DO THIS: Extract only the first line of the listing and every line after it up to and including the one with "-0.83, -1.315, -1.42]". Omit the pictures.

DATA:
+ + + +

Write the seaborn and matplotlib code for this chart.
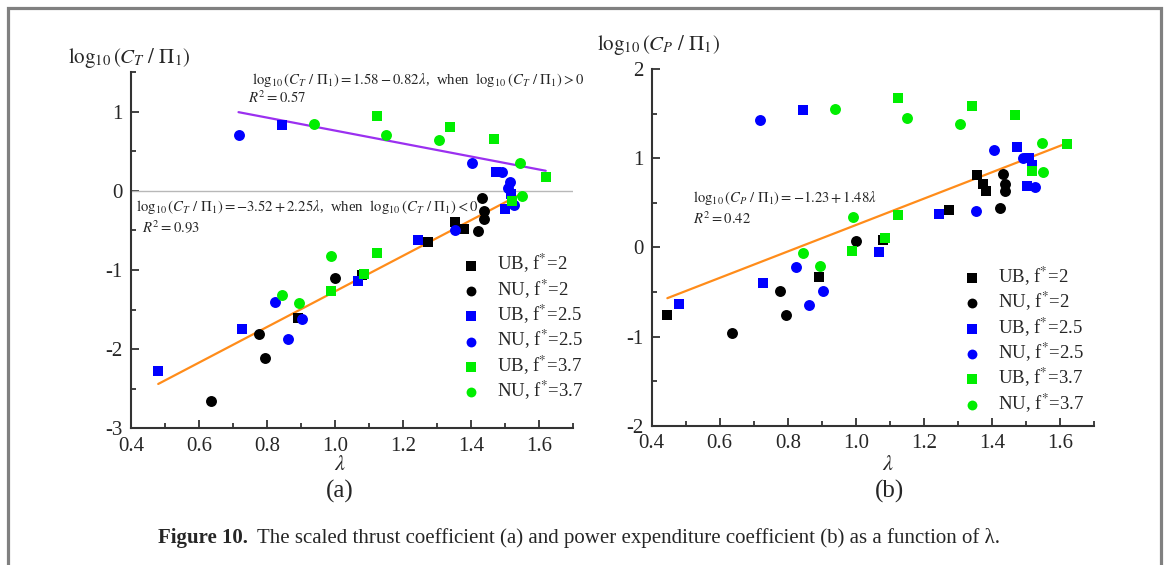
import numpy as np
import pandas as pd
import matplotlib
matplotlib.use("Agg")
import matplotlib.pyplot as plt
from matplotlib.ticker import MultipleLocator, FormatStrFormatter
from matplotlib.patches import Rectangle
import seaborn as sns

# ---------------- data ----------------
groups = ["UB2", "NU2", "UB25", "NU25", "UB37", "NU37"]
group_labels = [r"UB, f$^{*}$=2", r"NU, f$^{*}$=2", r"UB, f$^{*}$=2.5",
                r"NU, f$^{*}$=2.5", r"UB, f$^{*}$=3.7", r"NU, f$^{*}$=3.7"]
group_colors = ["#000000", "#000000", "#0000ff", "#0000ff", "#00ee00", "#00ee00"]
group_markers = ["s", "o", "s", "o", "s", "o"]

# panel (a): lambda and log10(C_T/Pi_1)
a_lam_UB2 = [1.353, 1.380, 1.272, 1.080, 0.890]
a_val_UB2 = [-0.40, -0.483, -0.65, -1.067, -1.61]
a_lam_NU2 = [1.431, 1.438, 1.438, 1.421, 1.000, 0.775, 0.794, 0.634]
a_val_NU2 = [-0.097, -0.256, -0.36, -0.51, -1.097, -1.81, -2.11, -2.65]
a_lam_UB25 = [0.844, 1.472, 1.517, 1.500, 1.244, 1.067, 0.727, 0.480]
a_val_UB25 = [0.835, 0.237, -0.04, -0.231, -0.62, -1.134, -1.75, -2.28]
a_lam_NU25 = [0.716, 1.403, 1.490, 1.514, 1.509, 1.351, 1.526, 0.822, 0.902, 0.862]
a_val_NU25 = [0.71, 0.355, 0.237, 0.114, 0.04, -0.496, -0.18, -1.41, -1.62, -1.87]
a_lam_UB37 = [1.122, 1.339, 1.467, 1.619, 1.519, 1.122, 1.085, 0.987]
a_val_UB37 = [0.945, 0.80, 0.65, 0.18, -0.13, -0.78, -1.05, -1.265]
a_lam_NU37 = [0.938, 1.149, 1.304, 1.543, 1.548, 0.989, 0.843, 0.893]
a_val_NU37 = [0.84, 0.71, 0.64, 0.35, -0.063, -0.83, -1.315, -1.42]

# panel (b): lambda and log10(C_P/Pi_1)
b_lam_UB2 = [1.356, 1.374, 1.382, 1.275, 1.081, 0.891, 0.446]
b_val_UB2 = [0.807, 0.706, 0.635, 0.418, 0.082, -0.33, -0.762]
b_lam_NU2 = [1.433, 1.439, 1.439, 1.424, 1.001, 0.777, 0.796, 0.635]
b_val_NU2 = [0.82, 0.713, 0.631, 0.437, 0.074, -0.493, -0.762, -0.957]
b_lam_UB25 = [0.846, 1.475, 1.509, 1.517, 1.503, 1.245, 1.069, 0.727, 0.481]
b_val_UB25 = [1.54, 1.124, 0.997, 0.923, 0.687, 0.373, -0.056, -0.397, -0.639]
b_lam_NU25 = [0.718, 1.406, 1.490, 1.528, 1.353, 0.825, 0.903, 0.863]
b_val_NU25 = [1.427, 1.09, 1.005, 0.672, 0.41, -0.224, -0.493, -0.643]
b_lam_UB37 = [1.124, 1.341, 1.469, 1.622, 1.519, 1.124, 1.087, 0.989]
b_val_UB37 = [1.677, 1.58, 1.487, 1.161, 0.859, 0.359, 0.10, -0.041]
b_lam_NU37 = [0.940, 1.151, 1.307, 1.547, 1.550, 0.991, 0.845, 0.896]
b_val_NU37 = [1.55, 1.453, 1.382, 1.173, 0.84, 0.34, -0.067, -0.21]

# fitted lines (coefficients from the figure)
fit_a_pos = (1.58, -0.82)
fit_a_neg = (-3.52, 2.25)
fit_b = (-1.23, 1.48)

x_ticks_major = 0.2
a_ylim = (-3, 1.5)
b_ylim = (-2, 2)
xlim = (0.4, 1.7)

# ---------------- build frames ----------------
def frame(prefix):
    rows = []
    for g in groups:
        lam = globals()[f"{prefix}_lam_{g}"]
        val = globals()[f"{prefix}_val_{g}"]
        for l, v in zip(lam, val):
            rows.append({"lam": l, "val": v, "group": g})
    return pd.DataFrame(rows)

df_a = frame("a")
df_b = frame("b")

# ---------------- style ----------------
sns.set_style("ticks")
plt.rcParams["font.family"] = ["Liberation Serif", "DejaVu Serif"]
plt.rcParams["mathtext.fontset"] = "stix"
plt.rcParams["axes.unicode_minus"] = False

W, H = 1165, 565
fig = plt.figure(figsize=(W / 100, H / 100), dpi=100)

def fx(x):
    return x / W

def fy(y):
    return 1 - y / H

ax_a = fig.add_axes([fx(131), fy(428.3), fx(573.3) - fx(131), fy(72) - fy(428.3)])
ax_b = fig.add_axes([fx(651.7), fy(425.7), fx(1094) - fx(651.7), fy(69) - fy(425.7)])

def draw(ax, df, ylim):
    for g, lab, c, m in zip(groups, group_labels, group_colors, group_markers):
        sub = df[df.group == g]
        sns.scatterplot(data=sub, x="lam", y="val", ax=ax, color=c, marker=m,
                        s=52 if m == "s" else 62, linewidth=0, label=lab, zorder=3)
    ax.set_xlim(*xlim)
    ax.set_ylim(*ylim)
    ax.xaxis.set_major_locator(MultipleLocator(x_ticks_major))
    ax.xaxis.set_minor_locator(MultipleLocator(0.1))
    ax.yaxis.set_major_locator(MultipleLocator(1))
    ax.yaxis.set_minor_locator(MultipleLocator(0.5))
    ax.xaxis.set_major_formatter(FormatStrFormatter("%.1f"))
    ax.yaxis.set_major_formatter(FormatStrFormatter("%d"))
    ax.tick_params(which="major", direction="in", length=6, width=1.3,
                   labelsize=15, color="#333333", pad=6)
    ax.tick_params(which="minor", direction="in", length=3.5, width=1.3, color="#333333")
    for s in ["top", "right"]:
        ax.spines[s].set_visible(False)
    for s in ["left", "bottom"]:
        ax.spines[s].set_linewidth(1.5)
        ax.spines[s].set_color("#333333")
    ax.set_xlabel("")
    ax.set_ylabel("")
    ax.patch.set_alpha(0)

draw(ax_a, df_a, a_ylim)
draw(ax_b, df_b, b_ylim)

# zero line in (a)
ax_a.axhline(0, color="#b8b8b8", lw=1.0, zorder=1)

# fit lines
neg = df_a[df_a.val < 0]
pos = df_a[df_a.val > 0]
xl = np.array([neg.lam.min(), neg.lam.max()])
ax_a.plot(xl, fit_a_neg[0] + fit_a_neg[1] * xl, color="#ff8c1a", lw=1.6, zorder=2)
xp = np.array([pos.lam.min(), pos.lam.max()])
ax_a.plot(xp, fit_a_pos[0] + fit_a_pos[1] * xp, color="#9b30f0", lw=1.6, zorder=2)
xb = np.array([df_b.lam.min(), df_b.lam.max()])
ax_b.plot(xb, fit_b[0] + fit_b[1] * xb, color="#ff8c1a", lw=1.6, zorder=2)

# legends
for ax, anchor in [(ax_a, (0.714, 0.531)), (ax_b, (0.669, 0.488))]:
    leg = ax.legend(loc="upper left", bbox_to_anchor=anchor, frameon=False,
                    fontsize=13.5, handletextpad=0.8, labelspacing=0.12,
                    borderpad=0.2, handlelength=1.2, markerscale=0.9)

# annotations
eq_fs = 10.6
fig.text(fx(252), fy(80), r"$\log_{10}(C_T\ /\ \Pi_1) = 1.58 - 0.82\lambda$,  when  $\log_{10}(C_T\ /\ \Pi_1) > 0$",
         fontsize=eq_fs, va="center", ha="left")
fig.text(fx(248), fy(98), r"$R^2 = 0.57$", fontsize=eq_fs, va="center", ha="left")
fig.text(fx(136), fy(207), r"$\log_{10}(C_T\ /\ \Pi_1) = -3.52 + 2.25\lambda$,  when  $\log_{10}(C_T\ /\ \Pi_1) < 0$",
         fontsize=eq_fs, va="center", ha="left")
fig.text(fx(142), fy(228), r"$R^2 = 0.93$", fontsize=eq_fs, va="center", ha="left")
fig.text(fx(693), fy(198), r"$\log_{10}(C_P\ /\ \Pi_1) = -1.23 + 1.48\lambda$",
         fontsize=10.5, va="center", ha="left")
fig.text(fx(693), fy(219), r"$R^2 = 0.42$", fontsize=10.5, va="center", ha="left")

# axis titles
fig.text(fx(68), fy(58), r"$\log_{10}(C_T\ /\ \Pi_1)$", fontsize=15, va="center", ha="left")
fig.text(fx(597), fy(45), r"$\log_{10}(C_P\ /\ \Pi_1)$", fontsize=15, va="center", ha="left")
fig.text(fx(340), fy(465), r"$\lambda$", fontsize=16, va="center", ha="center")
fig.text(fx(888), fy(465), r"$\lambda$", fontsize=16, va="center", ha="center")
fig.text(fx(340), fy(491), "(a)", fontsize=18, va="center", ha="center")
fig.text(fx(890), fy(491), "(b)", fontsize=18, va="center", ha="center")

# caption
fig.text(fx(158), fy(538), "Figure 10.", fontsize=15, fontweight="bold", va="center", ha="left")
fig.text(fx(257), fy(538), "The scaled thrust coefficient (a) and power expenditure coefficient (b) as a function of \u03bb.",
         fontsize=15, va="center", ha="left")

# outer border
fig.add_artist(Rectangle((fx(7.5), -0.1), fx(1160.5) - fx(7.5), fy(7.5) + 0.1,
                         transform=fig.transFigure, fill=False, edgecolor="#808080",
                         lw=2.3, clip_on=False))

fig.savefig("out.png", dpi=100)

+ + + +

EXERCISE ANSWER:
Write the seaborn and matplotlib code for this chart.
import numpy as np
import pandas as pd
import matplotlib
matplotlib.use("Agg")
import matplotlib.pyplot as plt
from matplotlib.ticker import MultipleLocator, FormatStrFormatter
from matplotlib.patches import Rectangle
import seaborn as sns

# ---------------- data ----------------
groups = ["UB2", "NU2", "UB25", "NU25", "UB37", "NU37"]
group_labels = [r"UB, f$^{*}$=2", r"NU, f$^{*}$=2", r"UB, f$^{*}$=2.5",
                r"NU, f$^{*}$=2.5", r"UB, f$^{*}$=3.7", r"NU, f$^{*}$=3.7"]
group_colors = ["#000000", "#000000", "#0000ff", "#0000ff", "#00ee00", "#00ee00"]
group_markers = ["s", "o", "s", "o", "s", "o"]

# panel (a): lambda and log10(C_T/Pi_1)
a_lam_UB2 = [1.353, 1.380, 1.272, 1.080, 0.890]
a_val_UB2 = [-0.40, -0.483, -0.65, -1.067, -1.61]
a_lam_NU2 = [1.431, 1.438, 1.438, 1.421, 1.000, 0.775, 0.794, 0.634]
a_val_NU2 = [-0.097, -0.256, -0.36, -0.51, -1.097, -1.81, -2.11, -2.65]
a_lam_UB25 = [0.844, 1.472, 1.517, 1.500, 1.244, 1.067, 0.727, 0.480]
a_val_UB25 = [0.835, 0.237, -0.04, -0.231, -0.62, -1.134, -1.75, -2.28]
a_lam_NU25 = [0.716, 1.403, 1.490, 1.514, 1.509, 1.351, 1.526, 0.822, 0.902, 0.862]
a_val_NU25 = [0.71, 0.355, 0.237, 0.114, 0.04, -0.496, -0.18, -1.41, -1.62, -1.87]
a_lam_UB37 = [1.122, 1.339, 1.467, 1.619, 1.519, 1.122, 1.085, 0.987]
a_val_UB37 = [0.945, 0.80, 0.65, 0.18, -0.13, -0.78, -1.05, -1.265]
a_lam_NU37 = [0.938, 1.149, 1.304, 1.543, 1.548, 0.989, 0.843, 0.893]
a_val_NU37 = [0.84, 0.71, 0.64, 0.35, -0.063, -0.83, -1.315, -1.42]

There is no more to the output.